In the previous lecture we mentioned that the vega of an option is not static. One variable that has a major influence on vega is the underlying asset price, and where it currently is relative to the strike price of the option.
Let’s take a look at multiple options that share the same underlying asset price, days to expiry, and implied volatility. The only difference between these options is of course the strike price, and therefore where they sit relative to the underlying asset price.
This chart shows the vega for all options of a fictional asset with a current price of $100, 30 days to expiry, and implied volatility (IV) of 40%. The strikes range from $50 to $150.
Vega is the same for the call and put at each strike price, so I’ve just titled this chart ‘Option Vega Per Strike’. The underlying price is $100, and as you can see, this is where vega is the greatest.
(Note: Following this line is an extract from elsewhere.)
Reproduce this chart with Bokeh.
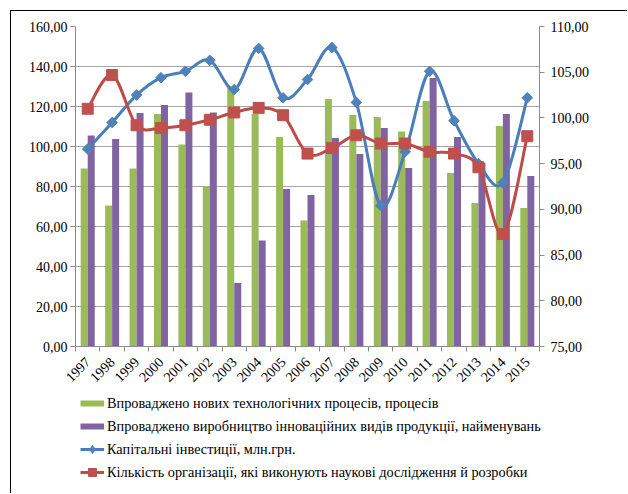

This means that the ATM options with a strike price of $100, will gain the most value if IV increases by 1%, and will lose the most value if IV decreases by 1%.
The $100 strike options have more vega than both the $90 and $110 strike options. If we move further away from the underlying price, this trend continues. The $80 strike options have less vega than the $90 strike options, and the $120 strike options have less vega than the $110 strike options.
More generally, though the peak of vega can be a higher price if IV or DTE are much higher, vega is usually greatest for ATM options. Vega then reduces as we move further away from the underlying price in either direction, though not in a perfectly symmetrical manner. The further away from the current underlying price we move, the lower the vega for that option.
If the underlying price was $80 instead, it would be the ATM options with a strike of $80 that now have the most vega. Meaning they have the greatest sensitivity to changes in implied volatility.
Vega still decreases in both directions as we move through the strike prices, away from the current underlying price of $80.
Tastyworks example
We can see this in action in a live setting as well. Here is the option chain for the December expiry of SPX.
I’ve added the vega as a column here, which we can see on the call and put sides of the chain. As we mentioned earlier vega is the same for puts and calls of the same strike, so we need only look at one. Let’s use the call side on the left. As we can see vega is greatest for the strikes that are closest to the money. This UI only shows vega down to two decimal places, so we see all of the strikes from 4425 up to 4455 showing as $8.86 of vega.
If we move down in strike price (which is up in the option chain) we can see that vega decreases as we continue to move lower in strike price. To the upside we see the same. As we move higher in strike price (which is down in the option chain) we see that vega decreases as we continue to move higher in strike price.
So the options in this live option chain are displaying the same type of behaviour as the theoretical examples we began with.
In summary
Where the strike price of an option is in relation to the underlying price, will have an impact on the vega of that option.
Calls and puts of the same strike price and expiration date, share the same vega figure.